Focusing on the two largest SMS corpora as being the most likely to be predictive of the performance of stats3 on SMS messages in the general case, stats3 achieved a message-weighted average compressed message length of just 43.9% of uncompressed message length, outperforming all short message compression schemes surveyed in this paper. For more “English like” language, such as the GSM sample message 1 and the Pie Floater text, performance is even better, around 40% of uncompressed message size. Thus we suggest that through stats3, the state of the art in short message compression has been advanced, particularly for the compression of SMS and Twitter messages.

6. Future Work

There are several areas that offer potential for improving the performance of the stats3 scheme.
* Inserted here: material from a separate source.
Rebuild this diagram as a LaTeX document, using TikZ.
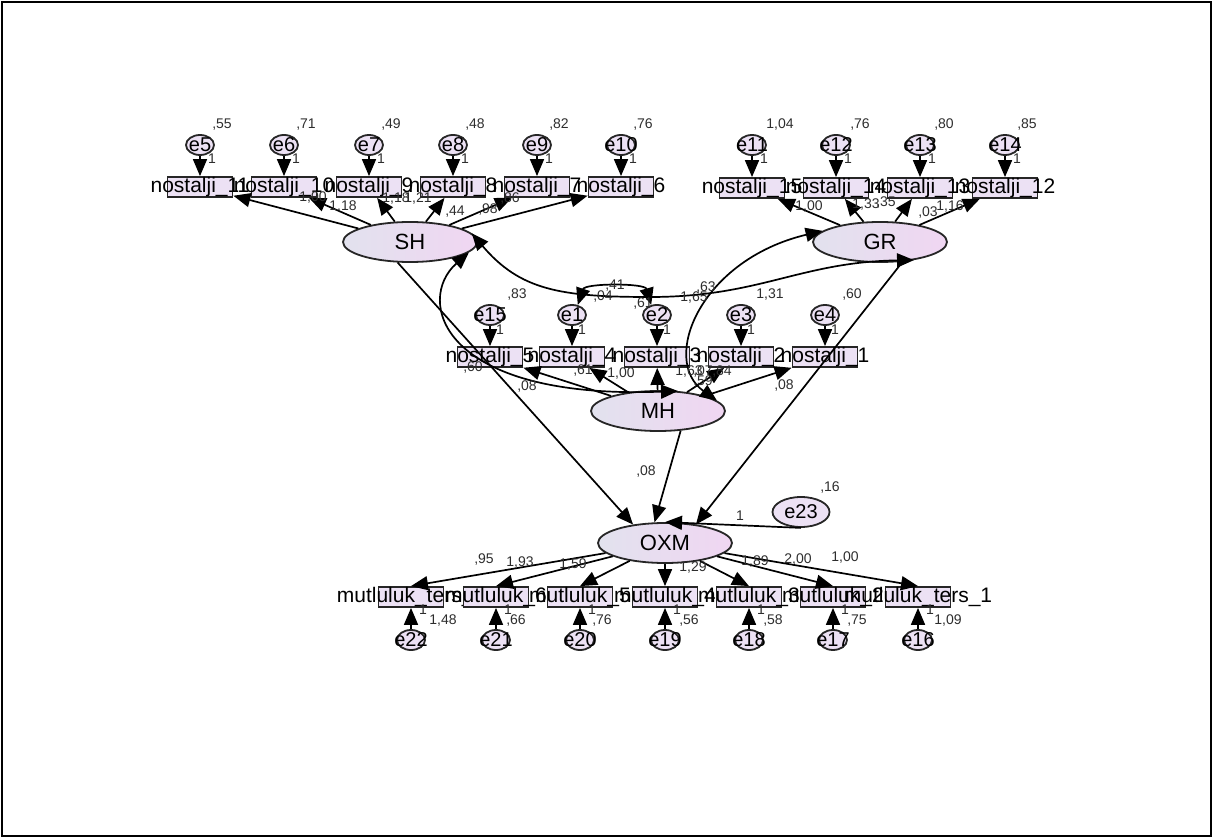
\documentclass[tikz,border=0pt]{standalone}
\usepackage{fontspec}
\setmainfont{Liberation Sans}
\usetikzlibrary{arrows.meta,shapes.geometric}

\definecolor{lvleft}{RGB}{226,226,238}
\definecolor{lvright}{RGB}{240,214,242}
\definecolor{lvfill}{RGB}{236,225,244}
\definecolor{lvtext}{RGB}{45,45,45}

\tikzset{
    latent/.style={ellipse,draw=black!85,line width=0.9pt,left color=lvleft,right color=lvright,
        minimum width=67pt,minimum height=20pt,inner sep=0pt,font=\fontsize{11}{12}\selectfont},
    errc/.style={ellipse,draw=black!85,line width=0.9pt,fill=lvfill,minimum width=14pt,
        minimum height=10pt,inner sep=0pt,font=\fontsize{10}{11}\selectfont},
    obs/.style={rectangle,draw=black!85,line width=0.9pt,fill=lvfill,minimum width=32.5pt,
        minimum height=10pt,inner sep=0pt,font=\fontsize{10.5}{11}\selectfont},
    num/.style={inner sep=0pt,text=lvtext,font=\fontsize{7}{8}\selectfont},
    reg/.style={-{Triangle[length=8.5pt,width=7pt]},line width=0.85pt},
    cov/.style={{Triangle[length=8.5pt,width=7pt]}-{Triangle[length=8.5pt,width=7pt]},line width=0.85pt}
}

\begin{document}
\begin{tikzpicture}[x=0.5pt,y=-0.5pt]
    \useasboundingbox (0,0) rectangle (1214,839);
    \draw[line width=1pt] (2,2) rectangle (1211,836);

    \node[errc] (e5) at (200,145) {\makebox[0pt]{e5}};
    \node[errc] (e6) at (284,145) {\makebox[0pt]{e6}};
    \node[errc] (e7) at (369,145) {\makebox[0pt]{e7}};
    \node[errc] (e8) at (453,145) {\makebox[0pt]{e8}};
    \node[errc] (e9) at (537,145) {\makebox[0pt]{e9}};
    \node[errc] (e10) at (621,145) {\makebox[0pt]{e10}};
    \node[errc] (e11) at (752,145) {\makebox[0pt]{e11}};
    \node[errc] (e12) at (836,145) {\makebox[0pt]{e12}};
    \node[errc] (e13) at (920,145) {\makebox[0pt]{e13}};
    \node[errc] (e14) at (1005,145) {\makebox[0pt]{e14}};
    \node[obs] (n5) at (200,187) {\makebox[0pt]{nostalji\_11}};
    \node[obs] (n6) at (284,187) {\makebox[0pt]{nostalji\_10}};
    \node[obs] (n7) at (369,187) {\makebox[0pt]{nostalji\_9}};
    \node[obs] (n8) at (453,187) {\makebox[0pt]{nostalji\_8}};
    \node[obs] (n9) at (537,187) {\makebox[0pt]{nostalji\_7}};
    \node[obs] (n10) at (621,187) {\makebox[0pt]{nostalji\_6}};
    \node[obs] (n11) at (752,188) {\makebox[0pt]{nostalji\_15}};
    \node[obs] (n12) at (836,188) {\makebox[0pt]{nostalji\_14}};
    \node[obs] (n13) at (920,188) {\makebox[0pt]{nostalji\_13}};
    \node[obs] (n14) at (1005,188) {\makebox[0pt]{nostalji\_12}};

    \node[errc] (e15) at (490,315) {\makebox[0pt]{e15}};
    \node[errc] (e1) at (572,315) {\makebox[0pt]{e1}};
    \node[errc] (e2) at (657,315) {\makebox[0pt]{e2}};
    \node[errc] (e3) at (741,315) {\makebox[0pt]{e3}};
    \node[errc] (e4) at (825,315) {\makebox[0pt]{e4}};
    \node[obs] (n15) at (490,357) {\makebox[0pt]{nostalji\_5}};
    \node[obs] (n1) at (572,357) {\makebox[0pt]{nostalji\_4}};
    \node[obs] (n2) at (657,357) {\makebox[0pt]{nostalji\_3}};
    \node[obs] (n3) at (741,357) {\makebox[0pt]{nostalji\_2}};
    \node[obs] (n4) at (825,357) {\makebox[0pt]{nostalji\_1}};

    \node[obs] (n22) at (411,597) {\makebox[0pt]{mutluluk\_ters\_7}};
    \node[obs] (n21) at (496,597) {\makebox[0pt]{mutluluk\_6}};
    \node[obs] (n20) at (580,597) {\makebox[0pt]{mutluluk\_5}};
    \node[obs] (n19) at (665,597) {\makebox[0pt]{mutluluk\_4}};
    \node[obs] (n18) at (749,597) {\makebox[0pt]{mutluluk\_3}};
    \node[obs] (n17) at (833,597) {\makebox[0pt]{mutluluk\_2}};
    \node[obs] (n16) at (918,597) {\makebox[0pt]{mutluluk\_ters\_1}};
    \node[errc] (e22) at (411,640) {\makebox[0pt]{e22}};
    \node[errc] (e21) at (496,640) {\makebox[0pt]{e21}};
    \node[errc] (e20) at (580,640) {\makebox[0pt]{e20}};
    \node[errc] (e19) at (665,640) {\makebox[0pt]{e19}};
    \node[errc] (e18) at (749,640) {\makebox[0pt]{e18}};
    \node[errc] (e17) at (833,640) {\makebox[0pt]{e17}};
    \node[errc] (e16) at (918,640) {\makebox[0pt]{e16}};

    \node[latent] (SH) at (410,242) {SH};
    \node[latent] (GR) at (880,242) {GR};
    \node[latent] (MH) at (658,411) {MH};
    \node[latent] (OXM) at (665,543) {OXM};
    \node[errc,minimum width=28.5pt,minimum height=15pt] (e23) at (801,512) {e23};

    \draw[reg] (e5) -- (n5);
    \draw[reg] (e6) -- (n6);
    \draw[reg] (e7) -- (n7);
    \draw[reg] (e8) -- (n8);
    \draw[reg] (e9) -- (n9);
    \draw[reg] (e10) -- (n10);
    \draw[reg] (e11) -- (n11);
    \draw[reg] (e12) -- (n12);
    \draw[reg] (e13) -- (n13);
    \draw[reg] (e14) -- (n14);
    \draw[reg] (e15) -- (n15);
    \draw[reg] (e1) -- (n1);
    \draw[reg] (e2) -- (n2);
    \draw[reg] (e3) -- (n3);
    \draw[reg] (e4) -- (n4);
    \draw[reg] (e22) -- (n22);
    \draw[reg] (e21) -- (n21);
    \draw[reg] (e20) -- (n20);
    \draw[reg] (e19) -- (n19);
    \draw[reg] (e18) -- (n18);
    \draw[reg] (e17) -- (n17);
    \draw[reg] (e16) -- (n16);

    \draw[reg] (SH) -- (n5);
    \draw[reg] (SH) -- (n6);
    \draw[reg] (SH) -- (n7);
    \draw[reg] (SH) -- (n8);
    \draw[reg] (SH) -- (n9);
    \draw[reg] (SH) -- (n10);
    \draw[reg] (GR) -- (n11);
    \draw[reg] (GR) -- (n12);
    \draw[reg] (GR) -- (n13);
    \draw[reg] (GR) -- (n14);
    \draw[reg] (MH) -- (n15);
    \draw[reg] (MH) -- (n1);
    \draw[reg] (MH) -- (n2);
    \draw[reg] (MH) -- (n3);
    \draw[reg] (MH) -- (n4);
    \draw[reg] (OXM) -- (n22.north);
    \draw[reg] (OXM) -- (n21.north);
    \draw[reg] (OXM) -- (n20.north);
    \draw[reg] (OXM) -- (n19.north);
    \draw[reg] (OXM) -- (n18.north);
    \draw[reg] (OXM) -- (n17.north);
    \draw[reg] (OXM) -- (n16.north);

    \draw[reg] (SH.239) -- (OXM.150);
    \draw[reg] (MH.-41) -- (OXM.117);
    \draw[reg] (GR.-41) -- (OXM.31);
    \draw[reg] (e23.south) -- (OXM.north);

    \draw[cov] (SH.8) .. controls (520,290) and (560,297) .. (650,297)
        .. controls (760,297) and (800,262) .. (GR.-28);
    \draw[cov] (SH.-10) .. controls (415,300) and (440,400) .. (MH.45);
    \draw[cov] (GR.169) .. controls (700,260) and (660,360) .. (MH.10);
    \draw[cov] (e1.60) .. controls (585,283) and (645,283) .. (e2.120);

    \path[num] (222,125) node {,55} (306,125) node {,71} (391,125) node {,49}
        (475,125) node {,48} (559,125) node {,82} (643,125) node {,76}
        (780,125) node {1,04} (860,125) node {,76} (944,125) node {,80} (1027,125) node {,85};
    \path[num] (212,159) node {1} (296,159) node {1} (381,159) node {1} (465,159) node {1}
        (549,159) node {1} (633,159) node {1} (764,159) node {1} (848,159) node {1}
        (932,159) node {1} (1017,159) node {1};
    \path[num] (313,198) node {1,00} (343,207) node {1,18} (396,199) node {1,18}
        (418,199) node {1,21} (455,212) node {,44} (488,210) node {,98} (510,199) node {,86};
    \path[num] (809,207) node {1,00} (866,205) node {1,33} (886,203) node {,35}
        (928,213) node {,03} (950,207) node {1,16};

    \path[num] (517,295) node {,83} (615,286) node {,41} (603,297) node {,04}
        (643,304) node {,61} (694,298) node {1,65} (706,288) node {,63}
        (770,295) node {1,31} (852,295) node {,60};
    \path[num] (500,330) node {1} (582,330) node {1} (667,330) node {1}
        (751,330) node {1} (835,330) node {1};
    \path[num] (473,368) node {,60} (583,371) node {,61} (621,374) node {1,00}
        (689,372) node {1,63} (703,372) node {,07} (722,372) node {,84} (703,382) node {,59};
    \path[num] (527,387) node {,08} (784,386) node {,08} (646,472) node {,08}
        (830,488) node {,16} (740,516) node {1};

    \path[num] (484,560) node {,95} (520,563) node {1,93} (573,565) node {1,59}
        (693,568) node {1,29} (755,562) node {1,89} (798,560) node {2,00} (845,558) node {1,00};
    \path[num] (423,610) node {1} (508,610) node {1} (592,610) node {1} (677,610) node {1}
        (761,610) node {1} (845,610) node {1} (930,610) node {1};
    \path[num] (443,621) node {1,48} (516,621) node {,66} (602,621) node {,76}
        (689,621) node {,56} (773,621) node {,58} (857,621) node {,75} (948,621) node {1,09};
\end{tikzpicture}
\end{document}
First, encoding of rare and non-textual characters, including unicode characters has been left all but unexplored. Second, higher order statistical modeling of the case of letters in words is likely to result in some improvements there. However, the area where the most yield is expected is on improving the mono-case textual character encoder, which typically accounts for 90% of the length of a compressed message. Using fixed-order statistics is suboptimal here, because it introduces relatively high data storage requirements (approximately 1.5 MB for 3rd order statistics for a 69- character alphabet), especially for mobile devices, even though most of those statistics will be zero. A better approach is to replace the fixed-order model with a variable-order model that models more deeply where it is warranted, and less deeply otherwise. This has the potential to do away with the need for a separate word list altogether, which both simplifies and potentially improves the compression and speed performance of the system. Finally, the variable-order statistical model should be loadable from a binary file format, rather than be an irreplacable part of the program, so that the model can be updated as desired in applications where that would be useful.